Normally we wrap up each blog series with a nice summary that goes through the high points of our research and summarizes what you need to know. But this is a Buyer’s Guide, so we figured it would be more useful to summarize with 10 questions. With apologies to Alex Trebek, here are the 10 key questions we would ask if we were buying an endpoint security management product or service.

  1. What specific controls do you offer for endpoint management? Can the policies for all controls be managed via your management console?
  2. Does your organization have an in-house research team? How does their work make your endpoint security management product better?
  3. What products, devices, and applications are supported by your endpoint security management offerings?
  4. What standards and/or benchmarks are offered out of the box for your configuration management offering?
  5. What kind of agentry is required for your products? Is the agent persistent or dissolvable? How are updates distributed to managed devices? What is done to ensure the agents are not tampered with?
  6. How do you handle remote/disconnected devices?
  7. What is your plan to extend your offering to mobile devices and/or virtual desktops (VDI)?
  8. Where does your management console run? Do we need a dedicated appliance? What kind of hierarchical management does your environment support? How customizable is the management interface?
  9. What kind of reports are available out of the box? What is involved in customizing specific reports?
  10. What have you done to ensure the security of your endpoint security management platform? Is strong authentication supported? Have you done an application pen test on your console? Does your engineering team use any kind of secure software development process?

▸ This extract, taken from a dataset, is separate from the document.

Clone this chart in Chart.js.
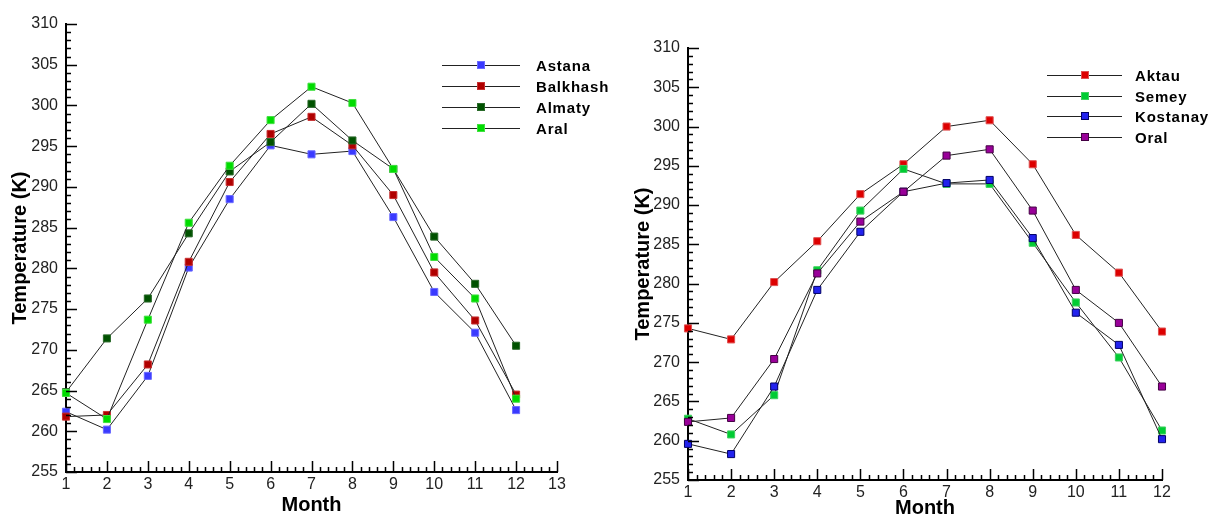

Of course we could have written another 10 questions. But these hit the highlights of device and application coverage, research/intelligence, platform consistency/integration, and management console capabilities. This list cannot replace a more comprehensive RFI/RFP, but can give you a quick idea of whether a vendor’s product family can meet your requirements.

The one aspect of buying endpoint security management that we haven’t really discussed appears in question 5 (agents) and question 10 – the security of the management capability itself. Attacking the management plane is like a bank rather than individual account holders. If the attacker can gain control of the endpoint security management system, then they can apply malicious patches, change configurations, drop or block file integrity monitoring alerts, and allow bulk file transfers to thumb drives. But that’s just the beginning of the risks if your management environment is compromised.

We focused on the management aspects of endpoint security in this series, but remember that we are talking about endpoint security, which means making sure the environment remains secure – both at the management console and agent levels.

The endpoint security management components are all mature technology – so look less at specific feature/capability differentiation and more at policy integration, console leverage, and user experience. Can you get pricing leverage by adding capabilities from an existing vendor?